Information supplied
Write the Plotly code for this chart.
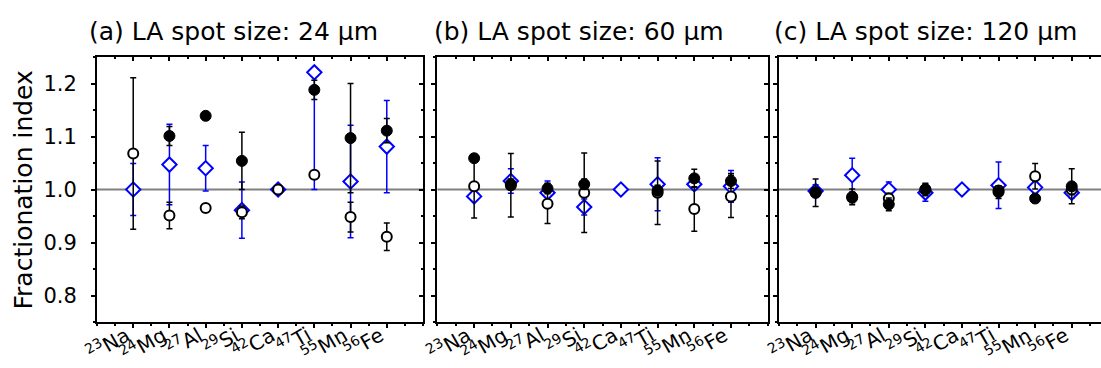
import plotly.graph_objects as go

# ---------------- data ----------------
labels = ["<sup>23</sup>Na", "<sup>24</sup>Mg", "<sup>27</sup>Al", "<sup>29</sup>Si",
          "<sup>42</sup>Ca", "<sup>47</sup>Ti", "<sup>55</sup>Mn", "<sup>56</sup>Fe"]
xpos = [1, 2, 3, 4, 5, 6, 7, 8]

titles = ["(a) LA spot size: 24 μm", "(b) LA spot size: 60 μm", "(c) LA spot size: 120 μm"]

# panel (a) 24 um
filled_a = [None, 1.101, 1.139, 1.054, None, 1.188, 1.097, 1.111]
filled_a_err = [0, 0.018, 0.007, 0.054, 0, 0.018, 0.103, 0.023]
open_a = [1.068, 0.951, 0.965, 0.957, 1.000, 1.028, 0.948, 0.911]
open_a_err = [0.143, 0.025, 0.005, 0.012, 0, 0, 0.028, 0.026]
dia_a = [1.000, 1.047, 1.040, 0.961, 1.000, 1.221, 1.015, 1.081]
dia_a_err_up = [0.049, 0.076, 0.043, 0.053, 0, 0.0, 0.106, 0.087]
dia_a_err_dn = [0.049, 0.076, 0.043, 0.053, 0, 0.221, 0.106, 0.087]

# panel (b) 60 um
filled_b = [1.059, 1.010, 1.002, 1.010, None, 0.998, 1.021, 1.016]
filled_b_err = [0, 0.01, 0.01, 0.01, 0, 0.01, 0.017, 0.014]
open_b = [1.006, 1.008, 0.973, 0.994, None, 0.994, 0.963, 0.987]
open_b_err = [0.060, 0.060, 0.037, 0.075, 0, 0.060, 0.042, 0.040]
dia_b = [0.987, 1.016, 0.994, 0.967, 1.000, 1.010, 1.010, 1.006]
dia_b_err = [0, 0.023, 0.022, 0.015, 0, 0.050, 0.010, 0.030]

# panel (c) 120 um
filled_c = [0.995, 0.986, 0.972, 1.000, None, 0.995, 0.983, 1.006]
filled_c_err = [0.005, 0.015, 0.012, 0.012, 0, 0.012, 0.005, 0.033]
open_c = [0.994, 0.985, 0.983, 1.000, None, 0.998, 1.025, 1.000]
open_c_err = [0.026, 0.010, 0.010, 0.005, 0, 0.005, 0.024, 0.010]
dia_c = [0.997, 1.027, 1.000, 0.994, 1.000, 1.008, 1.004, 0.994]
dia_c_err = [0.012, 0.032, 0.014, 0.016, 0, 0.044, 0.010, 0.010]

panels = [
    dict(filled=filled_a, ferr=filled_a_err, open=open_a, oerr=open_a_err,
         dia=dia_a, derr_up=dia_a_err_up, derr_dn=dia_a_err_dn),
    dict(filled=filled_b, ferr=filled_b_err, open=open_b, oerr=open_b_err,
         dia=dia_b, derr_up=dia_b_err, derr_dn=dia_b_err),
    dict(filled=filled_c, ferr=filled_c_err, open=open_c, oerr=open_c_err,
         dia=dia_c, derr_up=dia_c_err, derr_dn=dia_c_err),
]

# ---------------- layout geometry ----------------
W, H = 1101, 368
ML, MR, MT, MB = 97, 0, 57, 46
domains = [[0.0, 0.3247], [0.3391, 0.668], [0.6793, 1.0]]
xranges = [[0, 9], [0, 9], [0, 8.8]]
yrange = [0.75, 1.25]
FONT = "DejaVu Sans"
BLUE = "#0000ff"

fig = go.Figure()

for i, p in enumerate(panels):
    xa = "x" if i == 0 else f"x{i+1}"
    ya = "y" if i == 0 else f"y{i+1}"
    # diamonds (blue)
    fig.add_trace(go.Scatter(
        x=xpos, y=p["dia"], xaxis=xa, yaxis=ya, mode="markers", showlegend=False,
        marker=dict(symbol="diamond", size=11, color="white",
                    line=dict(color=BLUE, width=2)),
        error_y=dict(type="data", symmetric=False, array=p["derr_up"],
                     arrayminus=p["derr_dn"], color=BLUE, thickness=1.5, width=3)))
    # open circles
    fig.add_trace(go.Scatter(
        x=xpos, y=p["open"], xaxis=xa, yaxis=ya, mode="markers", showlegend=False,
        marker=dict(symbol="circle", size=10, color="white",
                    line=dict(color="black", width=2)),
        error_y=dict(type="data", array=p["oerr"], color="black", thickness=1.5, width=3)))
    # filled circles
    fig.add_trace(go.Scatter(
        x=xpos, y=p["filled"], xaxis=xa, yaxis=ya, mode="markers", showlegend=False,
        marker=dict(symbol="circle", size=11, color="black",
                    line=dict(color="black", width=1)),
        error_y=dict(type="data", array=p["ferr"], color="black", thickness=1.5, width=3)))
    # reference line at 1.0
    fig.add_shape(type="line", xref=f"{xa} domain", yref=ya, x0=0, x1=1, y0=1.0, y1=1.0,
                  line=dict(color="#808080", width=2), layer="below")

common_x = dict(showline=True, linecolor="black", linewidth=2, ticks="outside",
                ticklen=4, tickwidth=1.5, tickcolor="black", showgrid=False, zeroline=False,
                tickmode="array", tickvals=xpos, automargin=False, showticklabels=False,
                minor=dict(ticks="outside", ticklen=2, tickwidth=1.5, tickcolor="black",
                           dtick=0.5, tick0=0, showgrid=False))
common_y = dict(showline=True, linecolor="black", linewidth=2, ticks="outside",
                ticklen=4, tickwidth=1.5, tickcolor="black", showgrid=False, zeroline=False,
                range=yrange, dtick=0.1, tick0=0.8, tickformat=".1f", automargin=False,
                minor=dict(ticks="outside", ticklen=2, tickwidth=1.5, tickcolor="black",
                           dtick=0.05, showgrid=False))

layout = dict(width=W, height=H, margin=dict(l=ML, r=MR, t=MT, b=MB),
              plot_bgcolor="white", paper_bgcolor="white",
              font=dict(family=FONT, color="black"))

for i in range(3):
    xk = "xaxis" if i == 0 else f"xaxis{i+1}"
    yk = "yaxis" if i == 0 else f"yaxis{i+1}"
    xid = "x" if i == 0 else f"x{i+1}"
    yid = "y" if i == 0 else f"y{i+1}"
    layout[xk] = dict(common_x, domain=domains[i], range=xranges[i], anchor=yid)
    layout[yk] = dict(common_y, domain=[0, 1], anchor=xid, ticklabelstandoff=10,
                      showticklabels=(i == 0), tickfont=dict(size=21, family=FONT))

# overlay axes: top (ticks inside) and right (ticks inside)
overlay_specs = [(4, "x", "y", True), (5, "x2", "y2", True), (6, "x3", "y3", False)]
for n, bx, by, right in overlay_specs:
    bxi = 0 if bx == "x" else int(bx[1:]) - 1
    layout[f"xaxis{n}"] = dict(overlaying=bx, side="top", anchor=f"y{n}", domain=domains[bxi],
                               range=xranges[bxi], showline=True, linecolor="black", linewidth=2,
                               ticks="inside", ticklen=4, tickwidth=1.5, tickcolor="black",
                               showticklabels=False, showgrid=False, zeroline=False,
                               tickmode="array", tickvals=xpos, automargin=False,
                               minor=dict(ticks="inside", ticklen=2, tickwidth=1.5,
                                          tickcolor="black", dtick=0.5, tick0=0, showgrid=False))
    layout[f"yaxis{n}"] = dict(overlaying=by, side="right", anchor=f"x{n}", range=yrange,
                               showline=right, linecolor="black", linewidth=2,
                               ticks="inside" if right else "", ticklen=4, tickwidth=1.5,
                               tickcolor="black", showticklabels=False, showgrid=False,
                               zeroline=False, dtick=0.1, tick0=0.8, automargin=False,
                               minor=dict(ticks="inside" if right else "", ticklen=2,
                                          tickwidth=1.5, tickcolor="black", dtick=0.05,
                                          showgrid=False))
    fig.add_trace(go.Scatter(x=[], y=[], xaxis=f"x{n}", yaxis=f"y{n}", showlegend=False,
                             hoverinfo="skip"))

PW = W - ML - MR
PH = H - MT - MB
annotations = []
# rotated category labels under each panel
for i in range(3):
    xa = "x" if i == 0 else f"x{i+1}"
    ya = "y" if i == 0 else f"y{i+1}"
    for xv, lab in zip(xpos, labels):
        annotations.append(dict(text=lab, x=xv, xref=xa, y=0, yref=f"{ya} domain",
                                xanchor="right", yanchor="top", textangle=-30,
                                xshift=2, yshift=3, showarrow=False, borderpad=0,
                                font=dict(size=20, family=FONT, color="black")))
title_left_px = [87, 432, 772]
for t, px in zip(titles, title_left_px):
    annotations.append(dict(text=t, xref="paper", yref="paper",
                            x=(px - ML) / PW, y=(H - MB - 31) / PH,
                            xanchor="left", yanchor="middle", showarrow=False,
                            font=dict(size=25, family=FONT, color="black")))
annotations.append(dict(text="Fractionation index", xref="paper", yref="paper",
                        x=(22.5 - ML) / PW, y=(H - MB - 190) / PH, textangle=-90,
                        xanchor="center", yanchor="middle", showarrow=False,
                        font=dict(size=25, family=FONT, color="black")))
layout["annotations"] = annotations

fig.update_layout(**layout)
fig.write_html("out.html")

Task
Please quote the lines of the material, beginning with the first and ending with the one that contains "dia_b_err = [0, 0.023, 0.022, 0.015, 0, 0.050, 0.010, 0.030]", exactly as written and without any pictures.

Correct response
Write the Plotly code for this chart.
import plotly.graph_objects as go

# ---------------- data ----------------
labels = ["<sup>23</sup>Na", "<sup>24</sup>Mg", "<sup>27</sup>Al", "<sup>29</sup>Si",
          "<sup>42</sup>Ca", "<sup>47</sup>Ti", "<sup>55</sup>Mn", "<sup>56</sup>Fe"]
xpos = [1, 2, 3, 4, 5, 6, 7, 8]

titles = ["(a) LA spot size: 24 μm", "(b) LA spot size: 60 μm", "(c) LA spot size: 120 μm"]

# panel (a) 24 um
filled_a = [None, 1.101, 1.139, 1.054, None, 1.188, 1.097, 1.111]
filled_a_err = [0, 0.018, 0.007, 0.054, 0, 0.018, 0.103, 0.023]
open_a = [1.068, 0.951, 0.965, 0.957, 1.000, 1.028, 0.948, 0.911]
open_a_err = [0.143, 0.025, 0.005, 0.012, 0, 0, 0.028, 0.026]
dia_a = [1.000, 1.047, 1.040, 0.961, 1.000, 1.221, 1.015, 1.081]
dia_a_err_up = [0.049, 0.076, 0.043, 0.053, 0, 0.0, 0.106, 0.087]
dia_a_err_dn = [0.049, 0.076, 0.043, 0.053, 0, 0.221, 0.106, 0.087]

# panel (b) 60 um
filled_b = [1.059, 1.010, 1.002, 1.010, None, 0.998, 1.021, 1.016]
filled_b_err = [0, 0.01, 0.01, 0.01, 0, 0.01, 0.017, 0.014]
open_b = [1.006, 1.008, 0.973, 0.994, None, 0.994, 0.963, 0.987]
open_b_err = [0.060, 0.060, 0.037, 0.075, 0, 0.060, 0.042, 0.040]
dia_b = [0.987, 1.016, 0.994, 0.967, 1.000, 1.010, 1.010, 1.006]
dia_b_err = [0, 0.023, 0.022, 0.015, 0, 0.050, 0.010, 0.030]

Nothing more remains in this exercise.